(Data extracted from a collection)
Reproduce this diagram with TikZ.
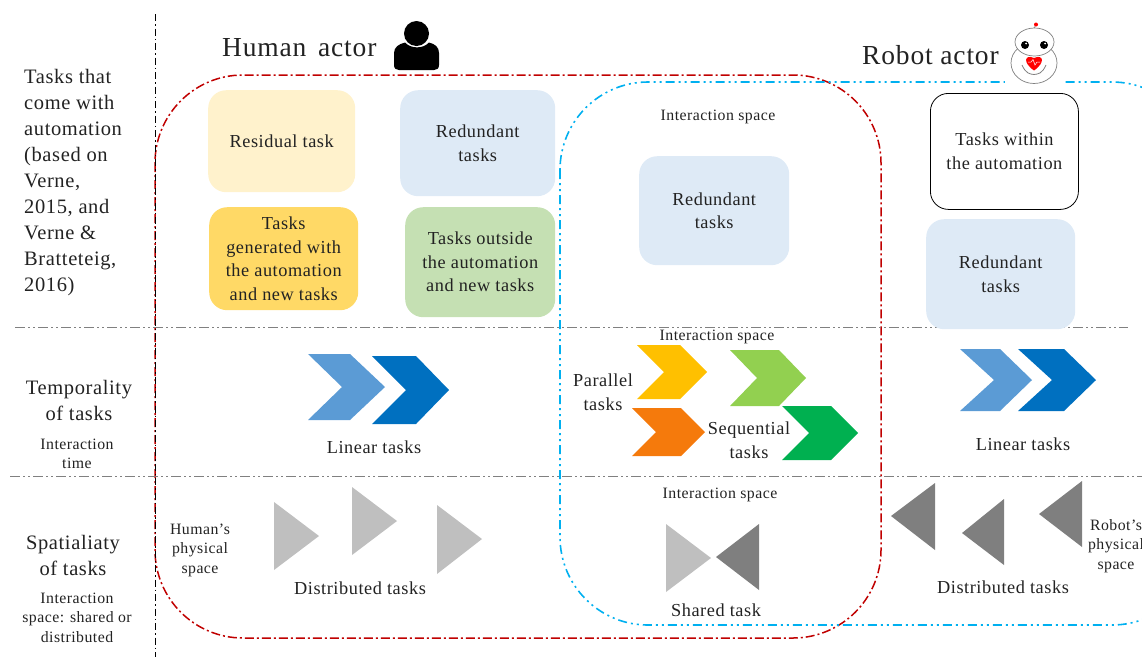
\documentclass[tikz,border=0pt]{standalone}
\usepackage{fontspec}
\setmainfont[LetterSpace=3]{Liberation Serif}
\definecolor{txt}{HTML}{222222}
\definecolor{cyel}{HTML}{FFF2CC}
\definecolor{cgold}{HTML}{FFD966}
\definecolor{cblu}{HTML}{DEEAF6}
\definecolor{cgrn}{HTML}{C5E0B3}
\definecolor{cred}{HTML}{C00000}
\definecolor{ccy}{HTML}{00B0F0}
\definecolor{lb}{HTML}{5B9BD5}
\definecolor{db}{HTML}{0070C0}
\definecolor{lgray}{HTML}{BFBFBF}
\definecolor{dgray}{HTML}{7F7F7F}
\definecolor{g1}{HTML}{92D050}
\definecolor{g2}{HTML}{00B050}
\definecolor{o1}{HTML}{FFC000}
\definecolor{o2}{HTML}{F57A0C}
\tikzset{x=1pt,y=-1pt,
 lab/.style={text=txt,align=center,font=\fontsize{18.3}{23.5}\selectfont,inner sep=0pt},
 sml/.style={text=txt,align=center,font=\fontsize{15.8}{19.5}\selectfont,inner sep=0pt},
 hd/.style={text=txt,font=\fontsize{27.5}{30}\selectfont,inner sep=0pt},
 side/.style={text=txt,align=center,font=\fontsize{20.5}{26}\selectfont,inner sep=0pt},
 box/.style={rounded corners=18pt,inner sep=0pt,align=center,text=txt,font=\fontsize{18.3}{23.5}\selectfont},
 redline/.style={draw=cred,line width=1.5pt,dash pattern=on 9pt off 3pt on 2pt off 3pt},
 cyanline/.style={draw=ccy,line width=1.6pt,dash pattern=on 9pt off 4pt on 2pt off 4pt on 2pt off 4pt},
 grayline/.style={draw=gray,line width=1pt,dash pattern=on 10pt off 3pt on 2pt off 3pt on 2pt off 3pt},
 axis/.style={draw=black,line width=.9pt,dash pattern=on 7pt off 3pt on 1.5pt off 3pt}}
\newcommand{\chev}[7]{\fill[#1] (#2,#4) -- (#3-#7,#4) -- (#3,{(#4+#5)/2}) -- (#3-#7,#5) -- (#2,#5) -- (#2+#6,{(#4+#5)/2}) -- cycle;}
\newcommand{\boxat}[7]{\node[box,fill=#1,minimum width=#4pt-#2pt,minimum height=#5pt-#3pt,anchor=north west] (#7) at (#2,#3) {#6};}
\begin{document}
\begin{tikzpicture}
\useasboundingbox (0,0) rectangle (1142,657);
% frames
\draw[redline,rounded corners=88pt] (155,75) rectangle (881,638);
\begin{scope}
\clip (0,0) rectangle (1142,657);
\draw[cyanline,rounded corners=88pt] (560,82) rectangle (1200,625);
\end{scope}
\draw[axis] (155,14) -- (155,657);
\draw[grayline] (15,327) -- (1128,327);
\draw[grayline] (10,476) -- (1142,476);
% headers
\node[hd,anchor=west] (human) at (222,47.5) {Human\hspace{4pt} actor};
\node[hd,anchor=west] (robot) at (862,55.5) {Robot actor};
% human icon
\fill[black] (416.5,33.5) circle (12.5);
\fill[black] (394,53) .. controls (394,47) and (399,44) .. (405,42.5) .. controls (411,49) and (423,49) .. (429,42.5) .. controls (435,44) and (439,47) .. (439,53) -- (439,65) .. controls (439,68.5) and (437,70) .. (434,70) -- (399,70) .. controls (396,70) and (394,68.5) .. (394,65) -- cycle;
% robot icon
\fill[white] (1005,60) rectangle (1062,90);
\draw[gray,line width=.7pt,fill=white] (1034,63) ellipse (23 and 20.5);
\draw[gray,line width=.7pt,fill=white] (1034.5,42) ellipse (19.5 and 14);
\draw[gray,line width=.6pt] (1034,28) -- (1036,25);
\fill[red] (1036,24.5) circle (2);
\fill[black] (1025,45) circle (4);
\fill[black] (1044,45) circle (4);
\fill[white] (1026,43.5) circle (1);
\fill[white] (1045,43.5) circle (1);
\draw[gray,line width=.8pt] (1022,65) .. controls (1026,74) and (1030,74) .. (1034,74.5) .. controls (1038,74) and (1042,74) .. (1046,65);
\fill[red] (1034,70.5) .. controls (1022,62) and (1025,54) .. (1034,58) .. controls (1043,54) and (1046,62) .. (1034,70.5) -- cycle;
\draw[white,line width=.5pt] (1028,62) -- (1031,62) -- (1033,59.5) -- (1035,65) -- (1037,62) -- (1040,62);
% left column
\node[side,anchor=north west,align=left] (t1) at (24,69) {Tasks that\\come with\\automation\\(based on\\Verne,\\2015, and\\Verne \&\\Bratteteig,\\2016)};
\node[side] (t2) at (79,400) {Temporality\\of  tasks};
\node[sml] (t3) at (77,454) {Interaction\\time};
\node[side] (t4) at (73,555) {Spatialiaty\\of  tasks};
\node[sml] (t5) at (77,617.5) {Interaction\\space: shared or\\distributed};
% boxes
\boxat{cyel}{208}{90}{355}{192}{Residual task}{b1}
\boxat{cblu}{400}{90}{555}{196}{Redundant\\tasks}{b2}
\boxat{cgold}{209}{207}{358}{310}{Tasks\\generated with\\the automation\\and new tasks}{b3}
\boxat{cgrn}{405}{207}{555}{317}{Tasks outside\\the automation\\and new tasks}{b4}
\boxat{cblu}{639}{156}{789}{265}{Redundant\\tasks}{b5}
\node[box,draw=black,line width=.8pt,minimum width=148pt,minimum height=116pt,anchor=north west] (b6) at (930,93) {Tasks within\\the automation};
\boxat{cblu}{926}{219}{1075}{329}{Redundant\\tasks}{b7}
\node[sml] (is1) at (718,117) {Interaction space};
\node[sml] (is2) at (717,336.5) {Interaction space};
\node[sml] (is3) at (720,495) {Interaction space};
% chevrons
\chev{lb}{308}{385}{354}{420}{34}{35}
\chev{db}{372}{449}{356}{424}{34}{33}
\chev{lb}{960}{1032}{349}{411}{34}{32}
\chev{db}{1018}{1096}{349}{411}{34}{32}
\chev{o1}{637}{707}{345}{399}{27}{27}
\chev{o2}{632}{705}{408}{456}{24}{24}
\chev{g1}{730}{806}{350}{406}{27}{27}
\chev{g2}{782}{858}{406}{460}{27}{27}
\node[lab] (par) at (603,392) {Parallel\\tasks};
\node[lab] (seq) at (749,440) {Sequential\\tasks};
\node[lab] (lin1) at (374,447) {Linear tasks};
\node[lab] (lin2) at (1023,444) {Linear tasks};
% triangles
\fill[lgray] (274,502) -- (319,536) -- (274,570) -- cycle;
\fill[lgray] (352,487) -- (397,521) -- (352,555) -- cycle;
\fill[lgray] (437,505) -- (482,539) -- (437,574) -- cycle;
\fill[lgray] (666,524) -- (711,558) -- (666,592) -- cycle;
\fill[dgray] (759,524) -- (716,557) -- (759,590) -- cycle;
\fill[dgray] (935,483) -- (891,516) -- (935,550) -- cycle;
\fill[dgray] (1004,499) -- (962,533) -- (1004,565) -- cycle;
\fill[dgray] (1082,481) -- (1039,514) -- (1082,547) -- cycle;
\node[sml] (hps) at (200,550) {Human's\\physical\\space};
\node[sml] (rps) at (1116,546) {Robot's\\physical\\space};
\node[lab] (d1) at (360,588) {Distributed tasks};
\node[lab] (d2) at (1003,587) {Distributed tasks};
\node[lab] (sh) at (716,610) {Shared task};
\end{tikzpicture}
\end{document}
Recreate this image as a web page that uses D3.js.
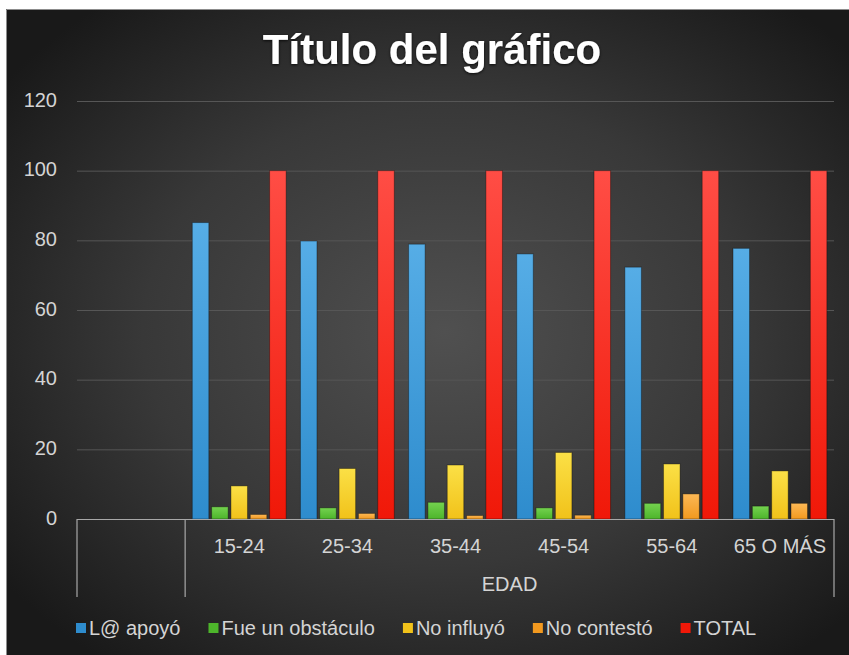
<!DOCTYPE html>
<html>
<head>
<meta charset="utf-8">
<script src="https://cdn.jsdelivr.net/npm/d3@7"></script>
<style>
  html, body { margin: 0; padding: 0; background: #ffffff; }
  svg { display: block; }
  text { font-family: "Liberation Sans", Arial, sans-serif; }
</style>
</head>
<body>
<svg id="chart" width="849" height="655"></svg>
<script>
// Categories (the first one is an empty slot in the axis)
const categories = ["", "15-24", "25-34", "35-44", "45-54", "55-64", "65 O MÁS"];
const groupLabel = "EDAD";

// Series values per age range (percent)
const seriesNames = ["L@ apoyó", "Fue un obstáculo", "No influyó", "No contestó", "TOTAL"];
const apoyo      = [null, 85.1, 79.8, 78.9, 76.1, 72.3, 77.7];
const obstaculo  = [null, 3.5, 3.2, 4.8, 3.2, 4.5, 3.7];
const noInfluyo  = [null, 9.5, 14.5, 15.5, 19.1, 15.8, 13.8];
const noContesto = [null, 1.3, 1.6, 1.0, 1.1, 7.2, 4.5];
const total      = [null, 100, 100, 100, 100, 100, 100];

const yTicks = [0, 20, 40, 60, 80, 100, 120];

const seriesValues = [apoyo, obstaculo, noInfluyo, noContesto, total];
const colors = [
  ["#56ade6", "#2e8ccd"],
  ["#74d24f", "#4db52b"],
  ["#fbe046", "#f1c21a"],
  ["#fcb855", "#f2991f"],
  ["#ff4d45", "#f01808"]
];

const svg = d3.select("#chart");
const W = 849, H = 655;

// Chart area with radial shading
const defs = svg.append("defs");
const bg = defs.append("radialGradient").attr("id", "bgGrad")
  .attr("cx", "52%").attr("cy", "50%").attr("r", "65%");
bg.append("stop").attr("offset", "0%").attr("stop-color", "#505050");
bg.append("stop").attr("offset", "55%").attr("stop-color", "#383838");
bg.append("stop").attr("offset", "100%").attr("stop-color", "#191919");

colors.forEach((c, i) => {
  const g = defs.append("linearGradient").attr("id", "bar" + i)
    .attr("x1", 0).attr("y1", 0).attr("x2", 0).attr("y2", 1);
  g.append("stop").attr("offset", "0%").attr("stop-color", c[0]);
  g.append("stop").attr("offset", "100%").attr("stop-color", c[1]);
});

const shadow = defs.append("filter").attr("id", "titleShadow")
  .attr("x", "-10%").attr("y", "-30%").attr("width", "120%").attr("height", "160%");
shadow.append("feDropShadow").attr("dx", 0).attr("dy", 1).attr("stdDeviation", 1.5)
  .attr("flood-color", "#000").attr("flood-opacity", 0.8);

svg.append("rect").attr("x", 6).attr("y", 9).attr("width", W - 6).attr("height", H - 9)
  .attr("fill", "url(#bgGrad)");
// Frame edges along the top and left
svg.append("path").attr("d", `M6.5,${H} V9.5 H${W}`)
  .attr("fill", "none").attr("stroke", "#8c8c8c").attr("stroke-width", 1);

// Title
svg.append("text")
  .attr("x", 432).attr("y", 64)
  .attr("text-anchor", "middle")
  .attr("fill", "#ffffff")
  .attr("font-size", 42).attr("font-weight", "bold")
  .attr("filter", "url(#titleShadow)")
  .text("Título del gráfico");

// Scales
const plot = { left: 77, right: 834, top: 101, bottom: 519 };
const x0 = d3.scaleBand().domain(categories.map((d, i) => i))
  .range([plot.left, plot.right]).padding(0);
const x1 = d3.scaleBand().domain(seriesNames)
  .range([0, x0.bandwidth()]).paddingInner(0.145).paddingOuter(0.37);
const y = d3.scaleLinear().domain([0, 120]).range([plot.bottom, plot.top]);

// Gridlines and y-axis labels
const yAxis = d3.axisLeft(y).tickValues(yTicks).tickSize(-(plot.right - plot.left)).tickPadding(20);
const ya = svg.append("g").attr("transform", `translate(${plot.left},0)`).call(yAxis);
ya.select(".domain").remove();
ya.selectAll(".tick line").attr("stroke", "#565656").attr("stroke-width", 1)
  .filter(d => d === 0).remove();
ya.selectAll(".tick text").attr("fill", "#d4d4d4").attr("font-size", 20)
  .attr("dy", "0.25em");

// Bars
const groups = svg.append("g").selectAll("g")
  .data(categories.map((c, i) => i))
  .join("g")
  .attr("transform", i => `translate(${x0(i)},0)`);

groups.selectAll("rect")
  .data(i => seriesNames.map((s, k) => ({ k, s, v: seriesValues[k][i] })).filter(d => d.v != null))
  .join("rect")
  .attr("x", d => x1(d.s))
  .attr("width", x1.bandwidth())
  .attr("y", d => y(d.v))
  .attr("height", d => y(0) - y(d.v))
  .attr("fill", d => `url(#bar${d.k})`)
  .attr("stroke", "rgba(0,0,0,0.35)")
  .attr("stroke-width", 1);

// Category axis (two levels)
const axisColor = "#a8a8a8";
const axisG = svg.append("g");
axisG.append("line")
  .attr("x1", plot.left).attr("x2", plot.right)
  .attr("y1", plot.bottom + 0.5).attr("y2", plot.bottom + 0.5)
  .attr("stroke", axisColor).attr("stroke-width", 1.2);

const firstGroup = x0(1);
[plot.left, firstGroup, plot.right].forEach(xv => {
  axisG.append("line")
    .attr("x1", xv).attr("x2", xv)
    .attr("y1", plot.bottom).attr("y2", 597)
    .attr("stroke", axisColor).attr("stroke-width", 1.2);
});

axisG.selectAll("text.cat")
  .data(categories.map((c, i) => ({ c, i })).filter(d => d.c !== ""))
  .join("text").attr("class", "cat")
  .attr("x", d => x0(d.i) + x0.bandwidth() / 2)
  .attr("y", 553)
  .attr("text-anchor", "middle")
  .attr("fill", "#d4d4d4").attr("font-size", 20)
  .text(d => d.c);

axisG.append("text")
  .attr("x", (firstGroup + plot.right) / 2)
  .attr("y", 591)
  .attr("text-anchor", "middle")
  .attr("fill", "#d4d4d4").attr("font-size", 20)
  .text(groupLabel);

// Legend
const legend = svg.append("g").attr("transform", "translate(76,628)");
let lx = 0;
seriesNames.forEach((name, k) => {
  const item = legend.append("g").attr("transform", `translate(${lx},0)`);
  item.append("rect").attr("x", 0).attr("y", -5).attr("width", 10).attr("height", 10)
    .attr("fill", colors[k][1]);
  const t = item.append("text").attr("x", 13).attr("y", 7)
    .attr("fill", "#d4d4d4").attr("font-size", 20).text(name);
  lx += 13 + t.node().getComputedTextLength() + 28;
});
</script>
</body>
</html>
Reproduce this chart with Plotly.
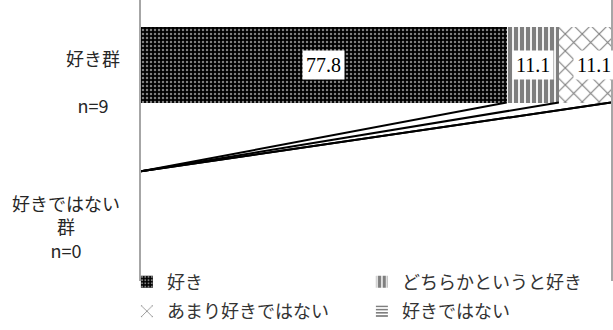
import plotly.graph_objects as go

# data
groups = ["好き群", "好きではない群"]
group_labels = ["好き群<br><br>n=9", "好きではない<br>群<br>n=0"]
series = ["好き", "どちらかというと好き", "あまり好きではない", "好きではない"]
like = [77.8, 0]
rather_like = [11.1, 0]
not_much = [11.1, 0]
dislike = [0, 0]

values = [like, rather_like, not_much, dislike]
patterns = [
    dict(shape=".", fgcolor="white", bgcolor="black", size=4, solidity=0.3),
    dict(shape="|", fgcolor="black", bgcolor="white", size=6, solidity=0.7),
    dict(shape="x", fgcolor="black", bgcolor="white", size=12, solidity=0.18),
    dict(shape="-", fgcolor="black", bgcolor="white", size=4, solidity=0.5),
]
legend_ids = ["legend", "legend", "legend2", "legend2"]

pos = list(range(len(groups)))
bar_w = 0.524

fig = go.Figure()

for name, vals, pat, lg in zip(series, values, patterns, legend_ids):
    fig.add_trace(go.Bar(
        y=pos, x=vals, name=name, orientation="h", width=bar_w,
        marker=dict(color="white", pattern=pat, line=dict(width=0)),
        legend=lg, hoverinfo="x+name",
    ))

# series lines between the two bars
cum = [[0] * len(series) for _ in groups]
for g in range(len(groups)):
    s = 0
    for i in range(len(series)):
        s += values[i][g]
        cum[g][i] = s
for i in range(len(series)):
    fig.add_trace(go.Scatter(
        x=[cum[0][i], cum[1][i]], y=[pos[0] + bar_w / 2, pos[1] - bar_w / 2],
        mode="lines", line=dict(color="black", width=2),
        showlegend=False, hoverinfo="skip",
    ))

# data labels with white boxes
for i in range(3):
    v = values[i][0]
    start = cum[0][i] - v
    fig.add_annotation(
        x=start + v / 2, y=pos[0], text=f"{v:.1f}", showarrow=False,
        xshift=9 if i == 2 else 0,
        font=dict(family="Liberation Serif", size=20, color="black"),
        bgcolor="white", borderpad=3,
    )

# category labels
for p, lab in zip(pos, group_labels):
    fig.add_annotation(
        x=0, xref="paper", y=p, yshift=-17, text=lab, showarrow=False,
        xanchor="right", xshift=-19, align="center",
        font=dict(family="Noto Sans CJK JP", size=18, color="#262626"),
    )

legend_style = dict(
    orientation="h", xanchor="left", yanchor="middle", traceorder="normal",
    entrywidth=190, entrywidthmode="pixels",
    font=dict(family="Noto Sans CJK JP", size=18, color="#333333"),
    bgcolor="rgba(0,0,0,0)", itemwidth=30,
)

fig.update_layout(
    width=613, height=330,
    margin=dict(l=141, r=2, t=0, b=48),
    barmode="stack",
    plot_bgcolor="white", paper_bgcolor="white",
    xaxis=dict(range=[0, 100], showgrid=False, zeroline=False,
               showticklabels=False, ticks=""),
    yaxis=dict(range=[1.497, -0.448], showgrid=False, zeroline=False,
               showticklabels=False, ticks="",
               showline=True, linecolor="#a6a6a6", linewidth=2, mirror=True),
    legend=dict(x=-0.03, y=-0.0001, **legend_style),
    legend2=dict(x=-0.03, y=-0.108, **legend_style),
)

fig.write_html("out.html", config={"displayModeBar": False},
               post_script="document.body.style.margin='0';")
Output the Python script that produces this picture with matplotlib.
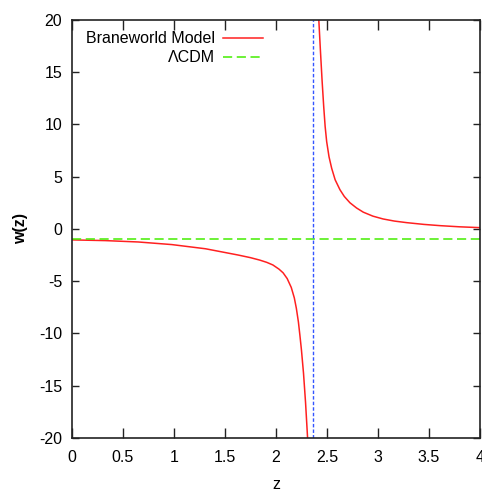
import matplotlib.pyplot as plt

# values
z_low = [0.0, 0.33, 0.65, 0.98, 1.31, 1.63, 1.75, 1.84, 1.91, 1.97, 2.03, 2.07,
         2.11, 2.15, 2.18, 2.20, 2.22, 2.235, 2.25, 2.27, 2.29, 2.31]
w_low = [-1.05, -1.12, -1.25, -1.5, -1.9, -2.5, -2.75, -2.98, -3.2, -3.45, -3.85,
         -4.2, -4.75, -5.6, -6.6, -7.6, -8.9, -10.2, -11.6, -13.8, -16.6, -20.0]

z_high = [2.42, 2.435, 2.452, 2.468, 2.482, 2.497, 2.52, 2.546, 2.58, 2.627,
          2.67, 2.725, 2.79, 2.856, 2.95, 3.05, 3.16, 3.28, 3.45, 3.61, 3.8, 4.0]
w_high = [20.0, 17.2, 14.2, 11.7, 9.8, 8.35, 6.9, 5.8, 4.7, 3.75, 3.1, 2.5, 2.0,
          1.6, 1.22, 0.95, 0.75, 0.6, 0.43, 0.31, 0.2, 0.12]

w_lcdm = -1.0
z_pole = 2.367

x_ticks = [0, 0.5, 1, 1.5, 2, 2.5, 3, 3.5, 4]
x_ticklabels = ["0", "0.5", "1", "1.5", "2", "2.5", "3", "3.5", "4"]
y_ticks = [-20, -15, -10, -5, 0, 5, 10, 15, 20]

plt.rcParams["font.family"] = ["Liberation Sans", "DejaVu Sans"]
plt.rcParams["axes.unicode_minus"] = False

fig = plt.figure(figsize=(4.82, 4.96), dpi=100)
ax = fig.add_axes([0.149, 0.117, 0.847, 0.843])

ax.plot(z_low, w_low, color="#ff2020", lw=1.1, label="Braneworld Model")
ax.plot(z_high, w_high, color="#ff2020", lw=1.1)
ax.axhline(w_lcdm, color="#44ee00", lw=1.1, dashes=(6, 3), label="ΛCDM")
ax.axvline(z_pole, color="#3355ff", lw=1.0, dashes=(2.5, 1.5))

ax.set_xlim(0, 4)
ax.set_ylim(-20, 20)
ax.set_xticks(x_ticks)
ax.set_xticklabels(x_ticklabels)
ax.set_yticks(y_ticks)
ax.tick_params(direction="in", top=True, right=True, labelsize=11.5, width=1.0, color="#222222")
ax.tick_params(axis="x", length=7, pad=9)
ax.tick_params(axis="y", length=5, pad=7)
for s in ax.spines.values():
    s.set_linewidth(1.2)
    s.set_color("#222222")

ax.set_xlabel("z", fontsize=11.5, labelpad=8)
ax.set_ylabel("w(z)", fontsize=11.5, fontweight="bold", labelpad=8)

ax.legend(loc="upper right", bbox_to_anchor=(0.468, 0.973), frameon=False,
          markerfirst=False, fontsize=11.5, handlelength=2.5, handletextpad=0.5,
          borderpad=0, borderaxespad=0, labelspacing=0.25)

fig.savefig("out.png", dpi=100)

#### [Direction]
In the listing above, find the line containing "Recreate this image" and the line containing "const W = 849, H = 655;", then write out both of them and every line between, exactly, with no pictures.

#### [Solution for this problem]
Recreate this image as a web page that uses D3.js.
<!DOCTYPE html>
<html>
<head>
<meta charset="utf-8">
<script src="https://cdn.jsdelivr.net/npm/d3@7"></script>
<style>
  html, body { margin: 0; padding: 0; background: #ffffff; }
  svg { display: block; }
  text { font-family: "Liberation Sans", Arial, sans-serif; }
</style>
</head>
<body>
<svg id="chart" width="849" height="655"></svg>
<script>
// Categories (the first one is an empty slot in the axis)
const categories = ["", "15-24", "25-34", "35-44", "45-54", "55-64", "65 O MÁS"];
const groupLabel = "EDAD";

// Series values per age range (percent)
const seriesNames = ["L@ apoyó", "Fue un obstáculo", "No influyó", "No contestó", "TOTAL"];
const apoyo      = [null, 85.1, 79.8, 78.9, 76.1, 72.3, 77.7];
const obstaculo  = [null, 3.5, 3.2, 4.8, 3.2, 4.5, 3.7];
const noInfluyo  = [null, 9.5, 14.5, 15.5, 19.1, 15.8, 13.8];
const noContesto = [null, 1.3, 1.6, 1.0, 1.1, 7.2, 4.5];
const total      = [null, 100, 100, 100, 100, 100, 100];

const yTicks = [0, 20, 40, 60, 80, 100, 120];

const seriesValues = [apoyo, obstaculo, noInfluyo, noContesto, total];
const colors = [
  ["#56ade6", "#2e8ccd"],
  ["#74d24f", "#4db52b"],
  ["#fbe046", "#f1c21a"],
  ["#fcb855", "#f2991f"],
  ["#ff4d45", "#f01808"]
];

const svg = d3.select("#chart");
const W = 849, H = 655;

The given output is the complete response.